Sydney abandonou a pornografia em 2018. Assume que este mundo mudou a sua visão da realidade, mas que também o afastou dela durante muito tempo. «Eu usava a minha imagem do porno para escapar aos problemas do dia a dia. O teu ego é tão alimentado pelo mundo da pornografia, sentes-te tão bem e tão desejado, que acabas por usá-la como refúgio. Quando perdes isso, não sabes bem para onde te virar.»

Conta-nos que a pornografia também mudou a sua capacidade de fazer sexo, resultado das más experiências que teve. «Já não faço sexo de uma forma tão espontânea. Já não confio em qualquer pessoa, porque não sei se ela está ali, porque me conhece enquanto ator pornográfico ou porque sente desejo em estar comigo. Também tive vários problemas de autoestima. A pornografia parecia ser mais importante do que a minha vida.»

Primeira edição de Fostter OnTour em 2014, Amsterdão © Fotografia da cortesia de Sydney Fernandes

 

 

É da opinião de que o mundo da pornografia está cada vez mais acessível, mas que nem todos têm a «mentalidade» para entrar nele. «Quando falava com outros atores, percebia que eles queriam fazer pornografia, porque queriam ganhar dinheiro e fazer sexo. O porno não é só para fazer dinheiro e, definitivamente, não é para fazer sexo», clarifica. «Fazer porno é criar uma mentalidade, uma fantasia que alguém vai achar interessante, porque vai acreditar que estás a fazer sexo. É uma representação. A partir do momento em que começas a sentir, relaxas o corpo e já não queres saber das luzes ou das câmaras. Ninguém quer ver isto assim.»

Acrescenta ainda que seguir uma carreira na pornografia implica ter noção do que não se deve ser enquanto ator porno. «Se me disseres que queres ser ator porno, porque gostas de sexo, então não, não vais ser ator porno. Vais sentir-te frustrado, vais sentir-te usado, vais sentir-te horrível, porque no final de contas tens de seguir as ordens de um realizador. Se achas que tens uma pila muito boa, também não vale a pena seres ator porno, porque ninguém quer saber disso. Cria um Onlyfans. Se achas que vais para conhecer rapazes, esquece. Cria um Tinder

O cineasta Jorge Pelicano caracteriza Sydney Fernandes como uma pessoa «muito imprevisível, muito libertina, um vivão, um excêntrico e, ao mesmo tempo, um grande ser humano com uma grande experiência de vida. O Sydney é o resultado do mundo onde viveu. Uma pessoa livre.
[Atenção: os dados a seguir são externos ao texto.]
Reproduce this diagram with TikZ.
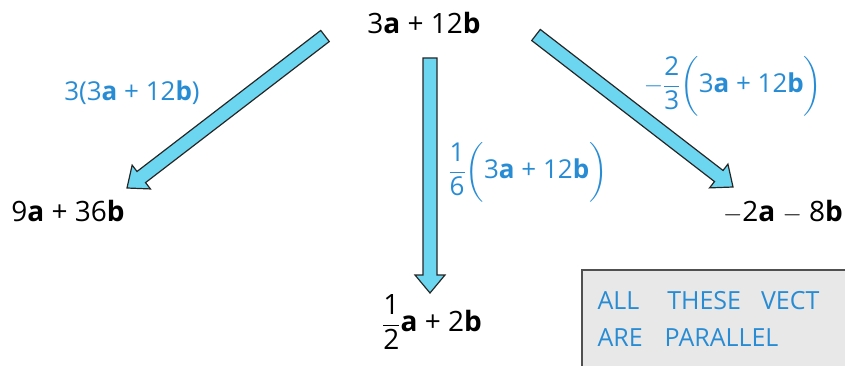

E essa liberdade de escolha foi das coisas que mais me marcou.»

Eulália garante-nos que sempre soube que o filho iria deixar a pornografia eventualmente, e que esse pensamento a fez aceitar melhor a sua profissão. Sydney nunca pensou que fosse possível a mãe tornar-se ativista e admite estar «muito orgulhoso» dessa conquista. Afirma que, atualmente, Eulália é a sua maior inspiração. «Um dia, vou ser como ela. A minha mãe faz-me querer ser melhor, faz-me ser um ativista aqui, em Espanha, leva-me a ajudar quem precisa.»

Sydney Fernandes é, hoje, diretor de Design, colaborando em vários projetos, tais como a ecocidade futurista The Line, desenvolvida na Arábia Saudita. Vive com o atual parceiro a 14 quilómetros do centro de Sevilha, onde procura levar uma vida modesta e tenta apreciar a simplicidade das coisas. «Agora até tenho prazer em ir a um mero supermercado, vê lá tu! Estou a descobrir este mundo de pessoas normais que não vão a festas todos os dias. Fiz tudo o queria fazer. Continuo igual, continuo ambicioso, só não sou o Fostter. O Sydney de hoje é relaxado, focado no trabalho e na vida.»